KI-Infrastruktur ist Geopolitik

KI ist Geopolitik. Und Infrastruktur bewegt sich derzeit schneller als Regulierung.
Letzte Woche lancierte Proton, der Privacy-E-Mail-Anbieter aus der Schweiz, seinen eigenen KI-Chatbot namens “Lumo”. Aber die eigentliche Schlagzeile war weiter unten in der Ankündigung versteckt:

Protons Ankündigung über die Verlagerung der KI-Infrastruktur in die EU aufgrund regulatorischer Unsicherheit in der Schweiz
Proton verlagert seine Infrastruktur aus der Schweiz weg.
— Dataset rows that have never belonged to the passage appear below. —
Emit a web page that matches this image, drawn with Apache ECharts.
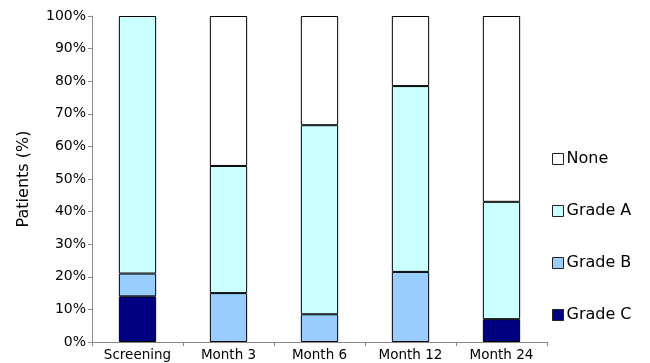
<!DOCTYPE html>
<html>
<head>
<meta charset="utf-8">
<script src="https://cdn.jsdelivr.net/npm/echarts@6/dist/echarts.min.js"></script>
<style>
  html, body { margin: 0; padding: 0; background: #fff; }
  #chart { width: 650px; height: 363px; }
</style>
</head>
<body>
<div id="chart"></div>
<script>
// Visits and share of patients by grade (percent)
var categories = ['Screening', 'Month 3', 'Month 6', 'Month 12', 'Month 24'];
var gradeC = [14, 0, 0, 0, 7];
var gradeB = [7, 15, 8.5, 21.5, 0];
var gradeA = [79, 39, 58, 57, 36];
var none   = [0, 46, 33.5, 21.5, 57];
var yTicks = [0, 10, 20, 30, 40, 50, 60, 70, 80, 90, 100];

var font = 'DejaVu Sans, Verdana, sans-serif';

// Empty segments are skipped so their outlines do not show as stray lines
function segments(values) {
  return values.map(function (v) { return v === 0 ? '-' : v; });
}

function bar(name, data, color) {
  return {
    name: name,
    type: 'bar',
    stack: 'total',
    data: segments(data),
    barWidth: '41%',
    itemStyle: { color: color, borderColor: '#000', borderWidth: 1 },
    emphasis: { disabled: true }
  };
}

var chart = echarts.init(document.getElementById('chart'), null, { renderer: 'canvas' });
chart.setOption({
  animation: false,
  grid: { left: 92, right: 103, top: 16, bottom: 21 },
  legend: {
    orient: 'vertical',
    left: 547,
    top: 146,
    itemGap: 36,
    itemWidth: 11,
    itemHeight: 11,
    icon: 'rect',
    itemStyle: { borderColor: '#222', borderWidth: 1 },
    textStyle: { fontFamily: font, fontSize: 16, lineHeight: 16, color: '#000', padding: [0, 0, 0, -2] },
    data: ['None', 'Grade A', 'Grade B', 'Grade C']
  },
  xAxis: {
    type: 'category',
    data: categories,
    axisLine: { lineStyle: { color: '#888' } },
    axisTick: { show: true, length: 4, lineStyle: { color: '#888' } },
    axisLabel: { fontFamily: font, fontSize: 13.5, color: '#000', margin: 6 }
  },
  yAxis: {
    type: 'value',
    min: yTicks[0],
    max: yTicks[yTicks.length - 1],
    interval: 10,
    name: 'Patients (%)',
    nameLocation: 'middle',
    nameGap: 60,
    nameTextStyle: { fontFamily: font, fontSize: 16, color: '#000' },
    axisLine: { show: true, lineStyle: { color: '#888' } },
    axisTick: { show: true, length: 4, lineStyle: { color: '#888' } },
    splitLine: { show: false },
    axisLabel: { fontFamily: font, fontSize: 14, color: '#000', margin: 6, formatter: '{value}%' }
  },
  series: [
    bar('Grade C', gradeC, '#000080'),
    bar('Grade B', gradeB, '#99ccff'),
    bar('Grade A', gradeA, '#ccffff'),
    bar('None', none, '#ffffff')
  ]
});
</script>
</body>
</html>
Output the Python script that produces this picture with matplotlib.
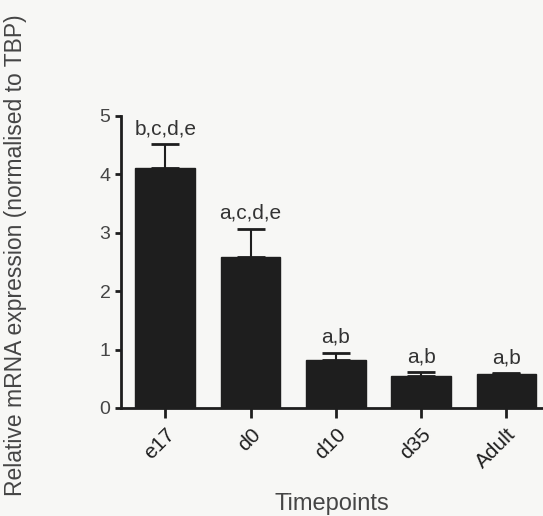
import numpy as np
import matplotlib
matplotlib.use('Agg')
import matplotlib.pyplot as plt

timepoints = ['e17', 'd0', 'd10', 'd35', 'Adult']
expression = [4.11, 2.59, 0.83, 0.54, 0.58]
sem = [0.41, 0.48, 0.12, 0.08, 0.02]
letters = ['b,c,d,e', 'a,c,d,e', 'a,b', 'a,b', 'a,b']

plt.rcParams['font.family'] = ['Liberation Sans', 'DejaVu Sans']
DARK = '#1e1e1e'
TXT = '#454545'

fig = plt.figure(figsize=(5.43, 5.16), dpi=100)
fig.patch.set_facecolor('#f7f7f5')
ax = fig.add_axes([121 / 543, 108 / 516, 1 - 121 / 543, 292 / 516])
ax.set_facecolor('none')

x = np.arange(len(timepoints))
ax.bar(x, expression, width=0.7, color=DARK, edgecolor=DARK, zorder=2)
ax.errorbar(x, expression, yerr=[np.zeros(len(sem)), sem], fmt='none',
            ecolor=DARK, elinewidth=1.5, capsize=10, capthick=2, zorder=3)
for xi, m, s, lab in zip(x, expression, sem, letters):
    ax.annotate(lab, (xi, m + s), xytext=(0, 7), textcoords='offset points',
                ha='center', va='baseline', fontsize=15, color='#333333')

ax.set_xlim(-0.52, 4.43)
ax.set_ylim(0, 5)
ax.set_yticks([0, 1, 2, 3, 4, 5])
ax.set_xticks(x)
ax.set_xticklabels(timepoints, rotation=45, ha='right', rotation_mode='anchor',
                   fontsize=15, color='#555555')
ax.tick_params(axis='y', labelsize=14, width=2, length=4.5, pad=3,
               colors=DARK, labelcolor=TXT)
ax.tick_params(axis='x', width=2, length=7, pad=5, colors=DARK)
for side in ['top', 'right']:
    ax.spines[side].set_visible(False)
for side in ['left', 'bottom']:
    ax.spines[side].set_linewidth(2)
    ax.spines[side].set_color(DARK)

ax.set_xlabel('Timepoints', fontsize=17, color=TXT, labelpad=15)
fig.text(0.028, 0.505, 'Relative mRNA expression (normalised to TBP)', rotation=90,
         ha='center', va='center', fontsize=16.5, color=TXT)

fig.savefig('out.png', dpi=100, facecolor=fig.get_facecolor())
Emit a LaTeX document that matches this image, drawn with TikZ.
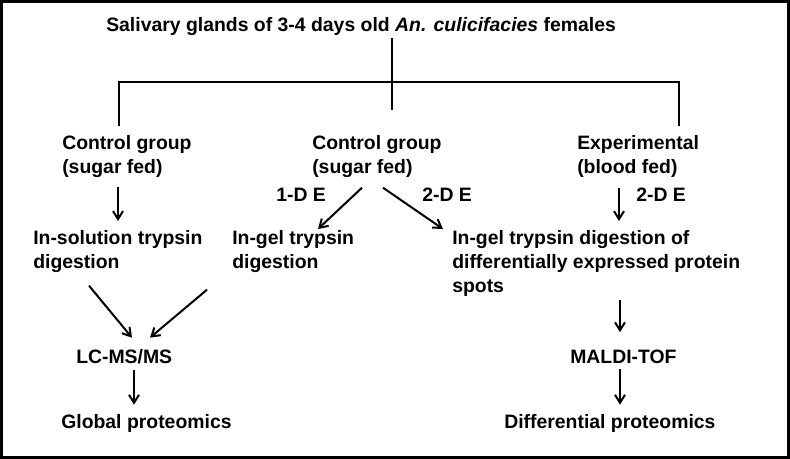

Grund: “Unsicherheit bezüglich Schweizer Regierungsvorschläge zur Einführung von Massenüberwachung”.
Wow.
Protons KI-Stack (einschliesslich ihrer anderen Produkte) wird künftig in der EU gehostet. Laut Swiss Info werden über 100 Millionen Euro in diese europäische Infrastruktur investiert, hauptsächlich in Deutschland und Norwegen.
Warum das wichtig ist
Schauen Sie sich die KI-Landschaft im Titelbild dieses Artikels an. Die meisten führenden Apps, Modelle und Chip-Anbieter sind entweder US-amerikanische oder chinesische Unternehmen. Mistral ist eine Ausnahme dieser Regel, steht aber ziemlich alleine da.
Die Schweiz könnte ein neutraler, Privacy-fokussierter KI-Infrastruktur-Hub sein. Aber die Gesetzgebung geht derzeit in eine Richtung, die dem Datenschutz, zumindest gemäss Proton, nicht entspricht.
Wenn ein Unternehmen, das vollständig auf Schweizer Datenschutzprinzipien aufgebaut ist, die Schweiz verlässt, ist das nicht nur eine Geschäftsentscheidung.
Zentrale Fragestellungen
Meine Vorhersage: KI-Plattformen werden in den nächsten Jahren immer weitere IT-Funktionen übernehmen. Dabei stellen sich Governance-Fragen im Kontext der Geopolitik mehr und mehr in den Vordergrund:
- Wo wird Ihre KI gehostet?
- Unter welchem Gesetz?
- Und wie schnell könnten Sie sich bewegen, falls nötig?
Das ist so nichts Neues, aber im aktuellen geopolitischen Klima sollten Firmen sich über diese Konsequenzen im Klaren sein.
Wenn die Schweiz (neutrale, stabile, Privacy-fokussierte Schweiz) ein Privacy-Unternehmen zu einer 100-Millionen-Euro-Infrastruktur-Verlagerung erschrecken kann, was bedeutet das für Ihre KI-Strategie?
Was Sie jetzt tun müssen
Erstens, führen Sie Buch, wo Ihre KI-Systeme tatsächlich gehostet werden. Viele Unternehmen wissen nicht genau, wo möglicherweise sensitive Daten mit KI-Tools bearbeitet werden.
Zweitens, verstehen Sie, welche Gesetze Ihre KI-Infrastruktur heute regeln und welche Gesetzesvorschläge Sie morgen betreffen könnten.
Drittens, bauen Sie Optionalität in Ihre Strategie ein. Das Ziel ist nicht, genau vorherzusagen, wie sich KI-Gesetze entwickeln werden, sondern Flexibilität zu bewahren, wenn sich grosse Änderungen ergeben.